We can now be quickly alerted when something is not responding, when something is down. It means that when we need to change, when we need to analyze a failure at the partner, we know it directly. So, we can already see ourselves the business impact. Maybe for the partner, just an application will not be able to talk to a service at the partner. We see it directly now. We see it at the HAProxy level and we don’t need to look at different places. So, HAProxy will just centralize all those things.
It also means that for even a 20-years old application will also talk TLS 1.2 now, which means that we are not blocking partners to make their TLS stack evolve. We are just very happy to say, “Okay, yeah, we will support TLS 1.2. We will support SNI. Just do whatever you want. We will not block you.”
It also means that the timeouts are unified across all the stacks and the TCP retries, as well, are just unified. Also, the two-way SSL is now delegated to HAProxy. It means that when we need to deploy the client certificate, we do it just on the HAProxy cluster and not on four different applications in five different VLANs, that kind of thing. It’s not a pain any more because we delegate that to HAProxy itself. And all that’s nice, so we don’t need to work on Sunday morning. We can kind of take it easy, that kind of thing. It’s very nice and very helpful with HAProxy. So, we really like it.

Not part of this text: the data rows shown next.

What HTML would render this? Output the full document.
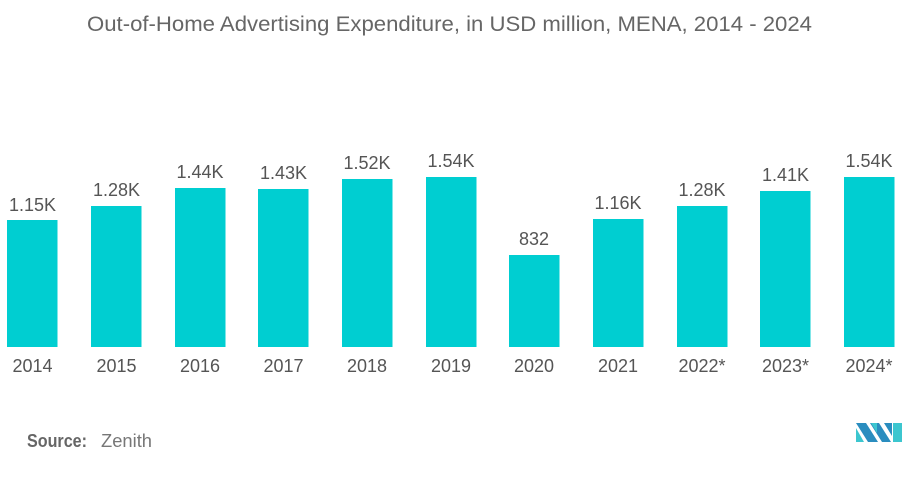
<!DOCTYPE html>
<html>
<head>
<meta charset="utf-8">
<style>
  html,body{margin:0;padding:0;background:#fff;}
  svg{display:block;}
  text{font-family:"Liberation Sans",sans-serif;}
</style>
</head>
<body>
<svg width="909" height="485" viewBox="0 0 909 485" xmlns="http://www.w3.org/2000/svg">
  <rect width="909" height="485" fill="#fff"/>
  <text x="87" y="31" font-size="21" fill="#666" textLength="725" lengthAdjust="spacingAndGlyphs">Out-of-Home Advertising Expenditure, in USD million, MENA, 2014 - 2024</text>

  <g fill="#00CED1">
    <rect x="7" y="220" width="50.5" height="127"/>
    <rect x="91" y="206" width="50.5" height="141"/>
    <rect x="175" y="188" width="50.5" height="159"/>
    <rect x="258" y="189" width="50.5" height="158"/>
    <rect x="342" y="179" width="50.5" height="168"/>
    <rect x="426" y="177" width="50.5" height="170"/>
    <rect x="509" y="255" width="50.5" height="92"/>
    <rect x="593" y="219" width="50.5" height="128"/>
    <rect x="677" y="206" width="50.5" height="141"/>
    <rect x="760" y="191" width="50.5" height="156"/>
    <rect x="844" y="177" width="50.5" height="170"/>
  </g>

  <g font-size="18" fill="#555" text-anchor="middle">
    <text x="32.5" y="211">1.15K</text>
    <text x="116.5" y="196">1.28K</text>
    <text x="200" y="178">1.44K</text>
    <text x="283.5" y="179">1.43K</text>
    <text x="367" y="169">1.52K</text>
    <text x="451" y="167">1.54K</text>
    <text x="534" y="245">832</text>
    <text x="618" y="209">1.16K</text>
    <text x="702" y="196">1.28K</text>
    <text x="785.5" y="181">1.41K</text>
    <text x="869" y="167">1.54K</text>
  </g>

  <g font-size="18" fill="#555" text-anchor="middle">
    <text x="32.5" y="372">2014</text>
    <text x="116.5" y="372">2015</text>
    <text x="200" y="372">2016</text>
    <text x="283.5" y="372">2017</text>
    <text x="367" y="372">2018</text>
    <text x="451" y="372">2019</text>
    <text x="534" y="372">2020</text>
    <text x="618" y="372">2021</text>
    <text x="702" y="372">2022*</text>
    <text x="785.5" y="372">2023*</text>
    <text x="869" y="372">2024*</text>
  </g>

  <text x="27" y="447" font-size="18" font-weight="bold" fill="#666" textLength="60" lengthAdjust="spacingAndGlyphs">Source:</text>
  <text x="101" y="447" font-size="18" fill="#777" textLength="51" lengthAdjust="spacingAndGlyphs">Zenith</text>

  <g>
    <polygon points="856,423 866,423 878,442 868,442" fill="#2a8dbf"/>
    <polygon points="856,428 856,442 864,442" fill="#3cc6cf"/>
    <polygon points="870,423 879,423 891,442 882,442" fill="#2a8dbf"/>
    <polygon points="871,423 877,423 877,433" fill="#3cc6cf"/>
    <polygon points="893,423 902,423 902,442 893,442" fill="#3cc6cf"/>
    <polygon points="884,423 892,423 892,436" fill="#2a8dbf"/>
  </g>
</svg>
</body>
</html>
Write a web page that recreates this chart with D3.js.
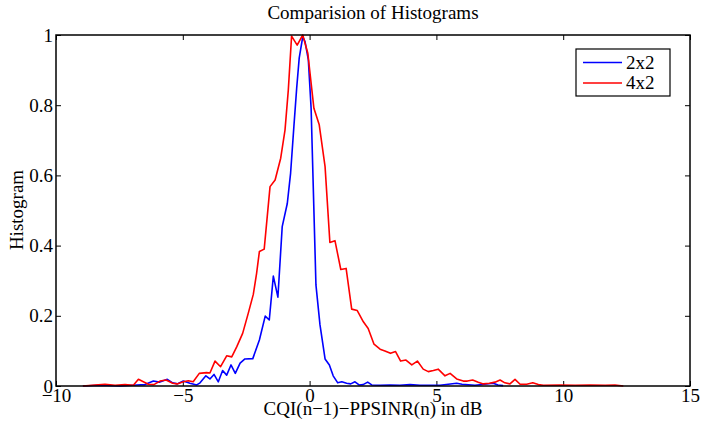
<!DOCTYPE html>
<html>
<head>
<meta charset="utf-8">
<script src="https://cdn.jsdelivr.net/npm/d3@7"></script>
<style>
  body { margin: 0; background: #fff; }
  svg text { font-family: "Liberation Serif", "Times New Roman", serif; font-size: 19px; fill: #000; }
</style>
</head>
<body>
<svg id="chart"></svg>
<script>
// series
const blueX = [-8.94, -8.27, -7.48, -6.82, -6.49, -6.16, -5.93, -5.61, -5.40, -5.22, -4.98, -4.72, -4.45, -4.32,
  -4.09, -3.93, -3.77, -3.60, -3.43, -3.27, -3.10, -2.93, -2.74, -2.55, -2.24, -1.98, -1.75, -1.59, -1.43, -1.25,
  -1.08, -0.88, -0.75, -0.62, -0.51, -0.41, -0.27, -0.18, -0.05, 0.06, 0.25, 0.41, 0.61, 0.78, 0.93, 1.11, 1.27,
  1.46, 1.62, 1.79, 1.95, 2.11, 2.29, 2.45, 2.78, 3.17, 3.56, 3.96, 4.35, 5.14, 5.80, 6.01, 6.52, 7.24, 7.43, 7.63];
const blueY = [0, 0.002, 0, 0.003, 0.004, 0.014, 0.011, 0.019, 0.009, 0.006, 0.014, 0.008, 0.003, 0.009,
  0.029, 0.020, 0.033, 0.012, 0.044, 0.031, 0.060, 0.036, 0.065, 0.077, 0.078, 0.131, 0.199, 0.188, 0.313, 0.253,
  0.454, 0.520, 0.606, 0.739, 0.848, 0.934, 0.995, 0.981, 0.929, 0.791, 0.288, 0.174, 0.077, 0.060, 0.029, 0.009, 0.012,
  0.008, 0.006, 0.012, 0.003, 0.004, 0.011, 0.003, 0.002, 0.003, 0.002, 0.004, 0.002, 0.002, 0.008, 0.005, 0.002, 0.008, 0.003, 0.001];

const redX = [-8.94, -8.46, -8.07, -7.67, -7.28, -6.95, -6.75, -6.36, -6.14, -5.90, -5.66, -5.40, -5.22, -4.98,
  -4.78, -4.59, -4.35, -4.06, -3.93, -3.73, -3.51, -3.27, -3.07, -2.87, -2.64, -2.42, -2.22, -2.09, -1.98, -1.79,
  -1.56, -1.36, -1.14, -0.97, -0.84, -0.71, -0.49, -0.27, -0.07, 0.17, 0.38, 0.61, 0.80, 1.00, 1.23, 1.44, 1.66,
  1.88, 2.12, 2.31, 2.54, 2.78, 2.97, 3.19, 3.39, 3.59, 3.80, 4.03, 4.25, 4.48, 4.68, 4.88, 5.07, 5.34, 5.54,
  5.80, 6.06, 6.22, 6.43, 6.65, 6.85, 7.09, 7.31, 7.51, 7.70, 7.90, 8.10, 8.30, 8.56, 8.80, 9.02, 9.22, 9.87,
  10.47, 11.06, 11.65, 12.04, 12.37];
const redY = [0, 0.003, 0.005, 0.002, 0.004, 0.002, 0.019, 0.005, 0.004, 0.014, 0.017, 0.008, 0.006, 0.012,
  0.015, 0.012, 0.036, 0.038, 0.037, 0.071, 0.055, 0.086, 0.083, 0.112, 0.150, 0.207, 0.261, 0.321, 0.383, 0.390,
  0.568, 0.587, 0.649, 0.729, 0.843, 0.997, 0.971, 1.0, 0.948, 0.791, 0.744, 0.625, 0.409, 0.414, 0.332, 0.335, 0.219,
  0.215, 0.183, 0.164, 0.119, 0.105, 0.100, 0.093, 0.098, 0.071, 0.074, 0.060, 0.071, 0.048, 0.041, 0.044, 0.048, 0.029, 0.036,
  0.020, 0.014, 0.014, 0.017, 0.011, 0.006, 0.008, 0.011, 0.017, 0.009, 0.006, 0.019, 0.005, 0.005, 0.009, 0.004, 0.002, 0.003,
  0.002, 0.003, 0.002, 0.003, 0];

const xTicks = [-10, -5, 0, 5, 10, 15];
const yTicks = [0, 0.2, 0.4, 0.6, 0.8, 1];
const seriesNames = ['2x2', '4x2'];
const seriesColors = ['#0000ff', '#ff0000'];

const width = 702, height = 425;
const margin = {top: 35, right: 12, bottom: 39, left: 56};
const w = width - margin.left - margin.right;
const h = height - margin.top - margin.bottom;

const svg = d3.select('#chart').attr('width', width).attr('height', height);
const g = svg.append('g').attr('transform', `translate(${margin.left},${margin.top})`);

const x = d3.scaleLinear().domain([-10, 15]).range([0, w]);
const y = d3.scaleLinear().domain([0, 1]).range([h, 0]);

// axes (ticks point inward, like matlab)
const xAxisB = d3.axisBottom(x).tickValues(xTicks).tickSize(-5).tickPadding(2.5).tickFormat(d3.format('d'));
const xAxisT = d3.axisTop(x).tickValues(xTicks).tickSize(-5).tickFormat('');
const yAxisL = d3.axisLeft(y).tickValues(yTicks).tickSize(-5).tickPadding(3).tickFormat(d => d === 0 || d === 1 ? d : d3.format('.1f')(d));
const yAxisR = d3.axisRight(y).tickValues(yTicks).tickSize(-5).tickFormat('');

[g.append('g').attr('transform', `translate(0,${h})`).call(xAxisB),
 g.append('g').call(xAxisT),
 g.append('g').call(yAxisL),
 g.append('g').attr('transform', `translate(${w},0)`).call(yAxisR)]
  .forEach(a => {
    a.select('.domain').remove();
    a.selectAll('line').attr('stroke', '#000').attr('stroke-width', 1);
    a.attr('font-family', null).attr('font-size', null);
  });

const line = d3.line().x(d => x(d[0])).y(d => y(d[1]));
const blue = blueX.map((v, i) => [v, blueY[i]]);
const red = redX.map((v, i) => [v, redY[i]]);

g.append('path').datum(blue).attr('d', line)
  .attr('fill', 'none').attr('stroke', seriesColors[0]).attr('stroke-width', 1.6).attr('stroke-linejoin', 'round');
g.append('path').datum(red).attr('d', line)
  .attr('fill', 'none').attr('stroke', seriesColors[1]).attr('stroke-width', 1.6).attr('stroke-linejoin', 'round');

// box
g.append('rect').attr('width', w).attr('height', h)
  .attr('fill', 'none').attr('stroke', '#000').attr('stroke-width', 1.5);

// title and labels
svg.append('text').attr('x', margin.left + w / 2).attr('y', 19)
  .attr('text-anchor', 'middle').text('Comparision of Histograms');
svg.append('text').attr('x', margin.left + w / 2).attr('y', 415)
  .attr('text-anchor', 'middle').text('CQI(n\u22121)\u2212PPSINR(n) in dB');
svg.append('text').attr('transform', 'translate(23,210) rotate(-90)')
  .attr('text-anchor', 'middle').text('Histogram');

// legend
const lg = svg.append('g').attr('transform', 'translate(576,49)');
lg.append('rect').attr('width', 94).attr('height', 47)
  .attr('fill', '#fff').attr('stroke', '#000').attr('stroke-width', 1.2);
seriesNames.forEach((name, i) => {
  const yy = 13.5 + i * 20.5;
  lg.append('line').attr('x1', 7).attr('x2', 46).attr('y1', yy).attr('y2', yy)
    .attr('stroke', seriesColors[i]).attr('stroke-width', 1.6);
  lg.append('text').attr('x', 50).attr('y', yy).attr('dy', '0.33em').text(name);
});
</script>
</body>
</html>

It also means that when we want to change something, we can usually do it. When we want to change the URL, when you want to change something, we don’t need to restart the applications any more. So, you can imagine that when you have a 20-years old application that you need to restart it multiple times to change or tune the URL; and then usually you want to avoid that. So, basically, it’s very helpful for us to just…being able for the application to say, “Yeah, if we need to change some egress configuration, we can just do it at the HAProxy level and then, maybe, if that’s needed, we can change the configuration properly at the application side.” But just being able to do it at the HAProxy level only, prevents us from having to restart those very old applications. So, thank you!